Editorials

Hearing without ears: do cochlear implants work in children?

BMJ 1999; 318 doi: http://dx.doi.org/10.1136/bmj.318.7176.72 (Published 09 January 1999) Cite this as: BMJ 1999;318:72

Yes, so long as they are given to the right children early enough

  1. Gerard M O'Donoghue, Hunterian professor
  1. Department of Otolaryngology, Queen's Medical Centre, University Hospital, Nottingham NG7 2UH

    Profound deafness in early childhood has major consequences for the child, its family, and society. Critical periods exist for speech and language development during which the developing nervous system is particularly responsive to auditory stimulation. Inadequate sensory input during these periods leads to lifelong linguistic and communicative deficits.1 Fortunately, if identified early enough, most hearing losses can be satisfactorily managed by hearing aids and rehabilitation. Until the advent of cochlear implantation, however, the outlook for children who were too deaf to hear speech through a hearing aid was less promising and they often failed to develop intelligible spoken language.

    Conrad found that the median reading age of profoundly deaf 16year olds was that of normal hearing 9year olds and that no fewer than half these children could not read.2 As a consequence, their educational and employment opportunities were restricted. In the United Kingdom about 220children are born each year with hearing losses in excess of 95dB and a further 80lose their hearing, mainly through bacterial meningitis.3

    In profoundly deaf patients auditory nerve fibres remain intact but the sensory neuroepithelium in the cochlea is effectively absent. Thus hearing aids are ineffective as the mechanism in the cochlea by which sound is converted into electrical signals is lost. Cochlear implants overcome this problem by converting sound into electrical signals in a body worn or ear level speech processor. These signals are then transmitted through intact skin to an implanted electronics package that stimulates the auditory nerve endings directly, thus bypassing the sensory end organ.

    Cochlear implants are not an alternative to hearing aids. Rather, lack of benefit from an acoustic hearing aid is the essential criterion and generally equates to hearing losses greater than 100dB. Bacterial meningitis is the commonest cause of acquired severe deafness in early childhood.
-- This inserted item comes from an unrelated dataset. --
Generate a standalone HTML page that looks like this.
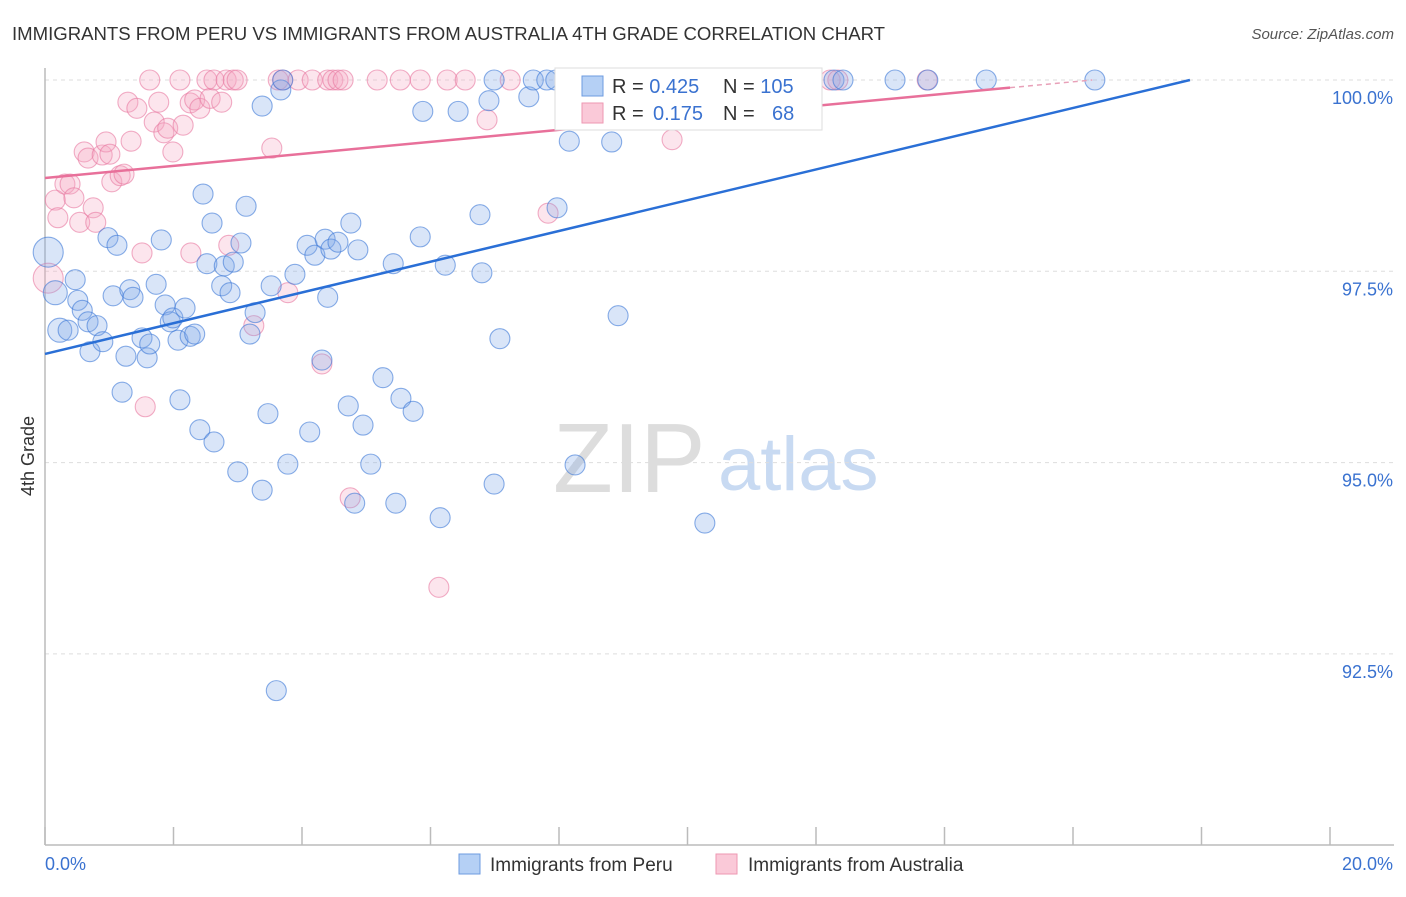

Meningitis may cause new bone formation in the cochlea, which could technically compromise the insertion of a cochlear implant and such children should be evaluated with some urgency. The vast majority of candidates for implants, however, are congenitally deaf; over 90% of them have normally hearing parents who want their children to hear and speak. Parents who think that deafness is a way of life and not a disability are unlikely to consider implantation. The evaluation process should encompass a child's social, domestic, psychological, and educational needs. No child should be considered too young or too disabled to be evaluated for cochlear implantation. The delivery of a high quality service for children thus requires well founded multidisciplinary teams, capable of making the complex assessments demanded.

    At present about 170children receive cochlear implants in Britain each year, and the cumulative total of child recipients is over 700.The biological safety of cochlear implantation has been confirmed in a range of laboratory and clinical investigations.4 As elective non-use is an option, a major indicator of perceived benefit is continued use of the system. A systematic study of 85implanted children confirmed use rates approaching 100% three years after implantation.5 A longitudinal study comparing speech perception in cochlear implanted children with matched controls who used conventional hearing aids showed significantly better performance in the implanted group.6 An uncontrolled longitudinal study of 61implanted children showed that more than two years of implant use was needed before intelligible speech emerged: an average speech intelligibility score of 40% was achieved after 3.5years of implant use.7 An educational setting that encourages oral rather than signed communication is probably more conducive to developing spoken language skills, but this remains to be confirmed. Emerging evidence suggests that implantation will result in a shift in educational placement in favour of mainstream schooling.8 Outcomes from the intervention are variable, but age at implantation seems to be the most important determinant of outcome.9 Ideally, a decision to implant should be made before the age of2—but this demands more efficient neonatal hearing screening programmes than are currently the case.

    The cost of generating and maintaining a child user over 10years approaches £50000, and it would seem sensible to concentrate this service at fewer centres to maintain expertise and generate economies of scale. No randomised controlled trials have been undertaken on paediatric implantation and would now be impossible to perform given the strength of parental preference and the length of time required to run such a study. However, preliminary estimates of cost effectiveness suggest that the intervention is likely to fall within acceptable limits.10 Purchasers should recognise that delays in making funding decisions in children can compromise the window of opportunity offered by early implantation. An Audit Commission report was critical of implant providers for giving ambiguous information to purchasers and for variations in price of up to 20% for apparently similar services.11 The recent NHS white papers advocate the establishment of national service frameworks, which should facilitate commissioning and improve equity of access to implantation services.

    Today's children live in a society where prosperity will be determined increasingly by communication skills. Our inability in the past to enable profoundly deaf children the means by which they could communicate competently in the hearing world put these children at an unacceptable disadvantage and incurred an important societal cost. Cochlear implantation has partially broken this barrier and is offering these children unprecedented access to communication skills.